The automation challenge
Bob was one of the early pioneers of ROTOR+, Singer Instruments’ high density arraying robot. Its ability to reformat plates at a rate of nearly 1 million colonies an hour has seen ROTOR+ grow into somewhat of a secret weapon for the bioengineering community.
ROTOR+ helped take the sting out of library construction in the early days. But with the founding of Recombia, and multiple new projects on the horizon, Bob says consolidating those increasingly large collections has rapidly become the next bottleneck:
“We have several very large complex libraries that consist of many clones. We can use next generation sequencing to identify non-redundant sequence validated clones within that set. But what we end up with is potential candidates in the thousands or even tens of thousands.
“So in our Design, Build, Test, Learn cycle, the Test remains the bottleneck of the whole process.

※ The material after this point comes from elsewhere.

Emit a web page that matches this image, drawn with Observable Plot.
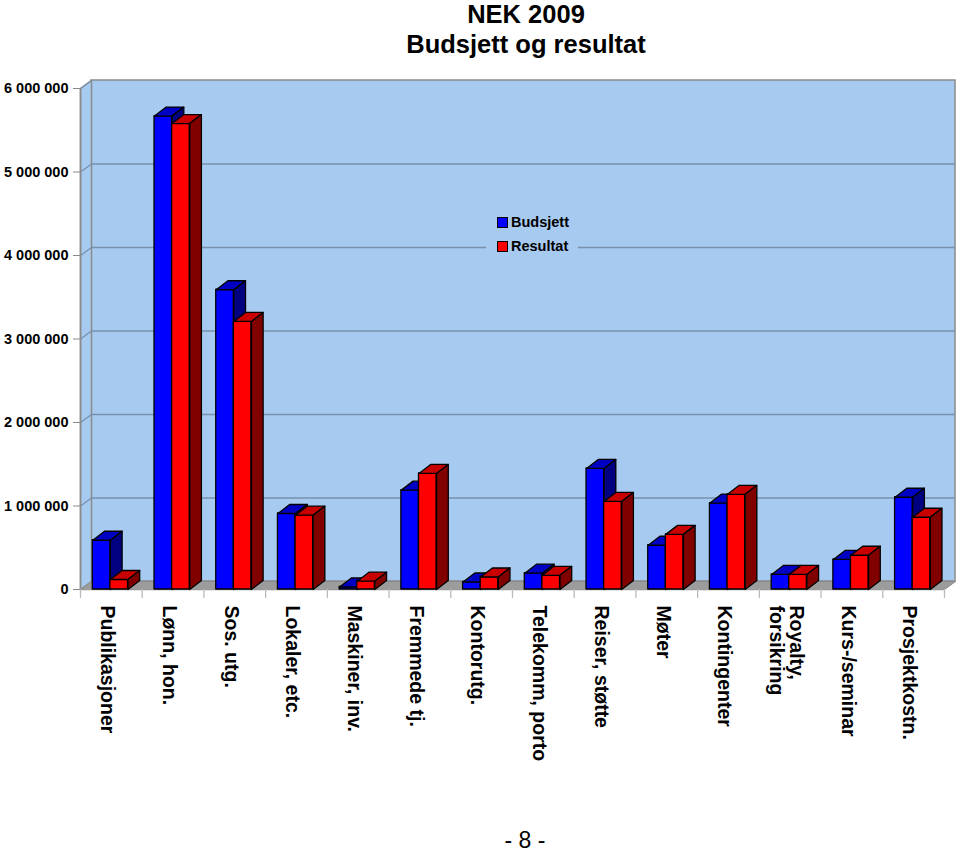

And we need to first reduce down the number of clones to a smaller more manageable set to increase feasibility.”
Recombia’s solution
Having recently taken on significantly more projects and expanded to a second location in Boston, it was clear Recombia needed to unlock more screening capacity.
Based on his positive experience with ROTOR+, Bob knew exactly where to turn:
“We’d had a great experience with the ROTOR+ in terms of technical support from Singer Instruments. So we took a shot at the PIXL, and it’s worked out really well for us.

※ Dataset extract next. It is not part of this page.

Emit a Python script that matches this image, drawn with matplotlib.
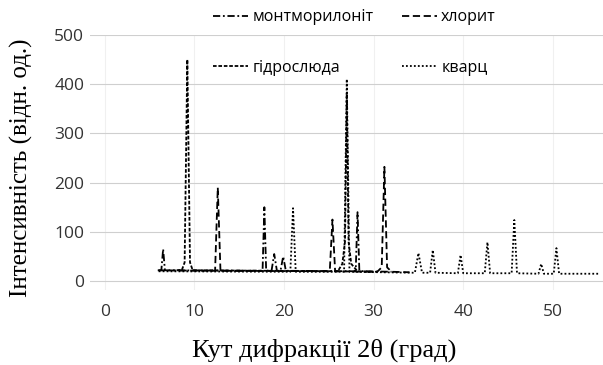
import matplotlib
matplotlib.use("Agg")
import matplotlib.pyplot as plt

# --- дані (кут 2θ, інтенсивність) ---
mont_x = [6.0, 6.3, 6.5, 6.7, 17.4, 17.6, 17.8, 18.0, 18.3, 18.6, 18.9, 19.2, 19.6, 19.9, 20.2, 27.8, 28.0, 28.2, 28.4, 28.8, 32.0]
mont_y = [22, 22, 65, 22, 21, 22, 150, 22, 21, 21, 55, 21, 21, 50, 21, 20, 22, 140, 22, 20, 19]

chlor_x = [5.9, 12.3, 12.6, 12.9, 25.1, 25.4, 25.7, 30.4, 30.9, 31.2, 31.5, 32.0, 34.0]
chlor_y = [22, 21, 190, 21, 20, 125, 20, 19, 28, 232, 28, 19, 18]

hydro_x = [8.0, 8.6, 8.9, 9.2, 9.5, 9.8, 26.0, 26.5, 26.8, 27.0, 27.2, 27.5, 28.2, 30.0]
hydro_y = [22, 23, 38, 450, 38, 22, 20, 35, 80, 380, 80, 35, 20, 19]

quartz_x = [6.0, 20.7, 21.0, 21.3, 26.7, 27.0, 27.3, 34.6, 35.0, 35.4, 36.3, 36.6, 36.9,
            39.4, 39.7, 40.0, 42.4, 42.7, 43.0, 45.4, 45.7, 46.0, 48.4, 48.7, 49.0,
            50.1, 50.4, 50.7, 55.2]
quartz_y = [20, 19, 148, 19, 19, 410, 19, 17, 57, 17, 17, 63, 17,
            16, 53, 16, 16, 79, 16, 16, 124, 16, 15, 35, 15,
            15, 67, 15, 15]

x_ticks = [0, 10, 20, 30, 40, 50]
y_ticks = [0, 100, 200, 300, 400, 500]

plt.rcParams['font.family'] = ['Open Sans', 'DejaVu Sans']

fig = plt.figure(figsize=(6.03, 3.65), dpi=100)
ax = fig.add_axes([0.149, 0.2055, 0.851, 0.699])

ax.plot(mont_x, mont_y, color='black', lw=1.3, ls=(0, (4, 1.5, 1, 1.5)), label='монтморилоніт')
ax.plot(hydro_x, hydro_y, color='black', lw=1.3, ls=(0, (2, 1)), label='гідрослюда')
ax.plot(chlor_x, chlor_y, color='black', lw=1.3, ls=(0, (4, 2)), label='хлорит')
ax.plot(quartz_x, quartz_y, color='black', lw=1.3, ls=(0, (1, 1.2)), label='кварц')

ax.set_xlim(-1.68, 55.6)
ax.set_ylim(-18, 500)
ax.set_xticks(x_ticks)
ax.set_yticks(y_ticks)
ax.tick_params(axis='both', length=0, labelsize=12.5, colors='#333333')
ax.tick_params(axis='x', pad=10)
ax.tick_params(axis='y', pad=4)
ax.grid(True, axis='y', color='#cfcfcf', lw=0.8)
ax.grid(True, axis='x', color='#f0f0f0', lw=0.8)
ax.set_axisbelow(True)
for s in ax.spines.values():
    s.set_visible(False)

ax.set_xlabel('Кут дифракції 2θ (град)', family='Liberation Serif', fontsize=19)
ax.xaxis.set_label_coords(0.456, -0.19)
ax.set_ylabel('Інтенсивність (відн. од.)', family='Liberation Serif', fontsize=18)
ax.yaxis.set_label_coords(-0.111, 0.48)

leg = ax.legend(loc='upper left', bbox_to_anchor=(0.212, 1.157), ncol=2, frameon=False,
                fontsize=11.5, handlelength=2.2, handletextpad=0.25, labelspacing=2.16,
                columnspacing=1.8)
leg.set_clip_on(False)

fig.savefig('out.png', dpi=100)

“When we first looked at a robotic colony picker we wanted to take some of the large complex libraries that we were generating with gene editing technologies and reformat those into consolidated arrays of clones on agar plates.

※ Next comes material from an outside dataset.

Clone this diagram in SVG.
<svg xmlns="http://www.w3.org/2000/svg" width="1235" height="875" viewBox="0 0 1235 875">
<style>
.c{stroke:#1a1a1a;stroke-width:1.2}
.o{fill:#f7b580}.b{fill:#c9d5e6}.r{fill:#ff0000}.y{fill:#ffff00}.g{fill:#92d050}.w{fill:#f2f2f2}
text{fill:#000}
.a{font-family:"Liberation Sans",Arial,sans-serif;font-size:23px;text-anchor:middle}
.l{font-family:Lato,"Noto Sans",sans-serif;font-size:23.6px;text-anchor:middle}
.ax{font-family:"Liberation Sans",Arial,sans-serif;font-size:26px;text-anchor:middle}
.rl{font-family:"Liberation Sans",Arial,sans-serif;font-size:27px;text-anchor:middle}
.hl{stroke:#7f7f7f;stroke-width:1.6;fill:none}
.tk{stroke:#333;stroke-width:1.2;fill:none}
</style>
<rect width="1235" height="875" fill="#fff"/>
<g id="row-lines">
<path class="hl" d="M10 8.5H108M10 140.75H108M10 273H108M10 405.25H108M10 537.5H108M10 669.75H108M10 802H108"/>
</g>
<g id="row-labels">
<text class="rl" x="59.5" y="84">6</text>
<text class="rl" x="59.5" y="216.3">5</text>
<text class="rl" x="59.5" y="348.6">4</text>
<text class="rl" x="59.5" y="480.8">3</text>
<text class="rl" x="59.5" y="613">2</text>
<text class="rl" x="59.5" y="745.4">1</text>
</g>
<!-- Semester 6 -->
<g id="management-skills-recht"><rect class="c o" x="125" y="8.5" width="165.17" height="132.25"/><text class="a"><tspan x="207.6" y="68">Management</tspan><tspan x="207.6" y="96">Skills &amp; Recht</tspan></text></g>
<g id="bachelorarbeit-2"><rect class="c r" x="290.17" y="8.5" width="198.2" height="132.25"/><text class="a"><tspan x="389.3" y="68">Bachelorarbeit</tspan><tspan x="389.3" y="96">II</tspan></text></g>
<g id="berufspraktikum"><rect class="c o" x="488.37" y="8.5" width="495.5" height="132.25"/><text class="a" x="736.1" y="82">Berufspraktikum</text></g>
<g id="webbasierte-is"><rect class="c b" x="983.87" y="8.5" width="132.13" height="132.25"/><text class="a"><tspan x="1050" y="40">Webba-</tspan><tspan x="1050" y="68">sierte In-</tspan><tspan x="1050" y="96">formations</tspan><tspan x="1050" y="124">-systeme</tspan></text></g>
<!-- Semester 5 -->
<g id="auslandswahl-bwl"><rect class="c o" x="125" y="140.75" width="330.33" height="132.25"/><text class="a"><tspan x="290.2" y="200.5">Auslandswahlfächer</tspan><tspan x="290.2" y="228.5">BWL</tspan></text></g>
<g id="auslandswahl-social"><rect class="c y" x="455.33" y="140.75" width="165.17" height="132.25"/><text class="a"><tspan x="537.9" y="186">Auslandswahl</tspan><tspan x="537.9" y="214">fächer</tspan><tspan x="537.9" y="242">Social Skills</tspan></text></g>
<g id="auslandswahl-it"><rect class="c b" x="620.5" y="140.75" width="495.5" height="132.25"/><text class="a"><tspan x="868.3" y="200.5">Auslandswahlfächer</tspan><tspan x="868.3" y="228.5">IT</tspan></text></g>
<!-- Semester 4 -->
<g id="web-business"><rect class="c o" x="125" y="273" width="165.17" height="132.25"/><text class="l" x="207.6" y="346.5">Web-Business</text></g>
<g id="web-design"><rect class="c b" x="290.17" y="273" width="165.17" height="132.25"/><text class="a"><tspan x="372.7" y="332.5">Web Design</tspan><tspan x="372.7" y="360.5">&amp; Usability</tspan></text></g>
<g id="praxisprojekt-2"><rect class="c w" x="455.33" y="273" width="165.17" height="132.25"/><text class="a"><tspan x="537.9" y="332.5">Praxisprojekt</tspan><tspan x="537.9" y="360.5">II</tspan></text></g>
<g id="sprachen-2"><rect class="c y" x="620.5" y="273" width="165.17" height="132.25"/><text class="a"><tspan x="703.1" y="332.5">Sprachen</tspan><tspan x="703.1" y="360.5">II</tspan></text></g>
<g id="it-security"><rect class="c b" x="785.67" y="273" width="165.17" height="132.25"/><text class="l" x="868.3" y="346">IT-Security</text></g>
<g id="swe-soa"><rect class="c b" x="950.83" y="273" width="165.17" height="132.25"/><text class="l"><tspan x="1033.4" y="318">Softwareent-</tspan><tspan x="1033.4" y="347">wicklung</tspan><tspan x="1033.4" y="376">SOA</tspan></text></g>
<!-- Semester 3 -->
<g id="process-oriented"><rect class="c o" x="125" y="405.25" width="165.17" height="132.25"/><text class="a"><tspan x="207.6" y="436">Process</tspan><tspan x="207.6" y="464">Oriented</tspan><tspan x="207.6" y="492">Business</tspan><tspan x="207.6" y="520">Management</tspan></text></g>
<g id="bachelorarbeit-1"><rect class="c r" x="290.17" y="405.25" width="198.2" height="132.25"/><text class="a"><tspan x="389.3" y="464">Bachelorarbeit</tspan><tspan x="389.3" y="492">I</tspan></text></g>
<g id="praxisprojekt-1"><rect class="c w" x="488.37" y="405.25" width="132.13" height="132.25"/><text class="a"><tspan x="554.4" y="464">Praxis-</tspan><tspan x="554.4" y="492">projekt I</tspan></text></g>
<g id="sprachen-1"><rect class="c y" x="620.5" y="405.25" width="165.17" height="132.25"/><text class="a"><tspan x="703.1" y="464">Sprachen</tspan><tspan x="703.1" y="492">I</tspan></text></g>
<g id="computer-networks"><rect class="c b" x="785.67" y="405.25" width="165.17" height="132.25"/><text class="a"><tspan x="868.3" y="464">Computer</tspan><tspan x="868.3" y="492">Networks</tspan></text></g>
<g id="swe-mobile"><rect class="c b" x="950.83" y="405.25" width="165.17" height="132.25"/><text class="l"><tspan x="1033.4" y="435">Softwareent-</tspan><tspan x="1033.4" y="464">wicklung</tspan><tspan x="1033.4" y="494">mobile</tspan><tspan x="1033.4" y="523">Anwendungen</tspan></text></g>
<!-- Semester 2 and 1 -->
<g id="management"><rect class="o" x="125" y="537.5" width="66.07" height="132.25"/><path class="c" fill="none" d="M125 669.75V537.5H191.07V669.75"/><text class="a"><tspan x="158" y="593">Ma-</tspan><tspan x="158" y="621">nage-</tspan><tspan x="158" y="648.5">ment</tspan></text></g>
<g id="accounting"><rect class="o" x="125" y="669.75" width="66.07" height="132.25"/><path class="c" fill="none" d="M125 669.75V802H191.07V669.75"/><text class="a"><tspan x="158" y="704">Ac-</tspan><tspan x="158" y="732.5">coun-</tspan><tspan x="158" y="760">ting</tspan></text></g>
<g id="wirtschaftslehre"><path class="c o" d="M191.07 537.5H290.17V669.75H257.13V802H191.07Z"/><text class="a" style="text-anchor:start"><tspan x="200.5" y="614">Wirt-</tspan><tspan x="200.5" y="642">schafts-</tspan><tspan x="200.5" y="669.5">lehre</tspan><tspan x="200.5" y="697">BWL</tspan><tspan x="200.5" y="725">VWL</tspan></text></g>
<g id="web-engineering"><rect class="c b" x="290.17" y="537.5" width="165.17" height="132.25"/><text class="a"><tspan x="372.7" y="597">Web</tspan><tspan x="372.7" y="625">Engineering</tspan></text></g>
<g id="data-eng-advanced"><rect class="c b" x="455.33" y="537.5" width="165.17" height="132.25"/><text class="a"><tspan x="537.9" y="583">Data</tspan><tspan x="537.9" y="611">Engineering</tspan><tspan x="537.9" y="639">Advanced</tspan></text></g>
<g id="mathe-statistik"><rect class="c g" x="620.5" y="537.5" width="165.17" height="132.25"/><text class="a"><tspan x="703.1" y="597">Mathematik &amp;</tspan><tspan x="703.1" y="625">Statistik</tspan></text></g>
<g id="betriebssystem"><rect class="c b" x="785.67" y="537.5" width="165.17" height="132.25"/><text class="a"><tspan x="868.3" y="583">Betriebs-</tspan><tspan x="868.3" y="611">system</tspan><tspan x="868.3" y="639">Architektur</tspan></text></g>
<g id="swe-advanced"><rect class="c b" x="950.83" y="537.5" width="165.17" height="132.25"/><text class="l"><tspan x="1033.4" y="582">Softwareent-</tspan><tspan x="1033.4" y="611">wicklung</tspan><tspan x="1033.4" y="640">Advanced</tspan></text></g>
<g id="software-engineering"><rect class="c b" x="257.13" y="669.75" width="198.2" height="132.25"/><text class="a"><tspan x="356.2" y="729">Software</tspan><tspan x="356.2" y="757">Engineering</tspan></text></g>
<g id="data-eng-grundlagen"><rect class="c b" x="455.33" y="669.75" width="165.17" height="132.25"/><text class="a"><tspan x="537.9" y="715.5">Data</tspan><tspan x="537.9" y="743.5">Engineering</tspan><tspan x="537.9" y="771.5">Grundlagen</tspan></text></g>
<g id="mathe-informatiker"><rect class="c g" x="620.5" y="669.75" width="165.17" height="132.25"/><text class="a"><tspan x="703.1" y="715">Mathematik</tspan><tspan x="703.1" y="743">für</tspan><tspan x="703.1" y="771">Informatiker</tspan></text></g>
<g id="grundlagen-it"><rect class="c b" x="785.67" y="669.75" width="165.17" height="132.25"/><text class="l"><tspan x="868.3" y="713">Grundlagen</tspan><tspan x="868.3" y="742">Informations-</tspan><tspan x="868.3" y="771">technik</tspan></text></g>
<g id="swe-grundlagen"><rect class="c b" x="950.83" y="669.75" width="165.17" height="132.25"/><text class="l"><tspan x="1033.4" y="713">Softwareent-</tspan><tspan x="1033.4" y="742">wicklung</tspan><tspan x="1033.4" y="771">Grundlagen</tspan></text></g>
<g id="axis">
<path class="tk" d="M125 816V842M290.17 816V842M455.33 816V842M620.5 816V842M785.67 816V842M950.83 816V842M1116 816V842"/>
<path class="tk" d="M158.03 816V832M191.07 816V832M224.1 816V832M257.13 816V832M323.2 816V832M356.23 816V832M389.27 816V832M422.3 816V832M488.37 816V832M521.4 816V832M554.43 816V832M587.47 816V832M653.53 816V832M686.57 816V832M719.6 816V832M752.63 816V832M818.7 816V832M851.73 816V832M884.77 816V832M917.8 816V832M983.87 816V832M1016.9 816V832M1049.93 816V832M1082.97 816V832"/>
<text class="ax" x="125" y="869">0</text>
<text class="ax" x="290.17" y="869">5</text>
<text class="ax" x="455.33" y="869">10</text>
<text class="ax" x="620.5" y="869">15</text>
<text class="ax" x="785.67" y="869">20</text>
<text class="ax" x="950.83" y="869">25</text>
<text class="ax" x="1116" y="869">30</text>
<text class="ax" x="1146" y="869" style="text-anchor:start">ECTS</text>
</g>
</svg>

“The main thing for us with colony picking was reproducibility and also dependability and the PIXL seemed to check both those boxes. The previous colony picker we had been using had some issues with reliability and also sterility. So we were also intrigued by the innovative design with the plastic filament feeding through and picking that way.”
Upgrading to PIXL Dark
Recombia’s holistic approach provides enhanced quality and frequency of edits, with the aim of reducing the cost and time to market. This greatly improves efficiency of the Test phase, by decreasing the number of unedited variants that compete for phenotyping capacity.
However, the size of those edited libraries is also limited by screening capacity. So to get maximum efficiency and balance this dichotomy, Recombia needed to hand over the job of managing the workflow to a Laboratory Information Management System (LIMS). This meant implementing a fully automated workcell, says Bob:
“Later on, when we were looking to fully-automate some of our cloning and strain engineering workflows, we were supported by our sister Biofoundry teams in France to upgrade to a PIXL Dark. The retractable door allows interaction with a robotic arm, so at that point you can run fully walkaway workflows.
“Just by being exposed to these kinds of instruments lets us think about experiments in a completely different way. And through being able to do things at a much larger scale we’ve actually developed innovative methods that we would not have developed otherwise.”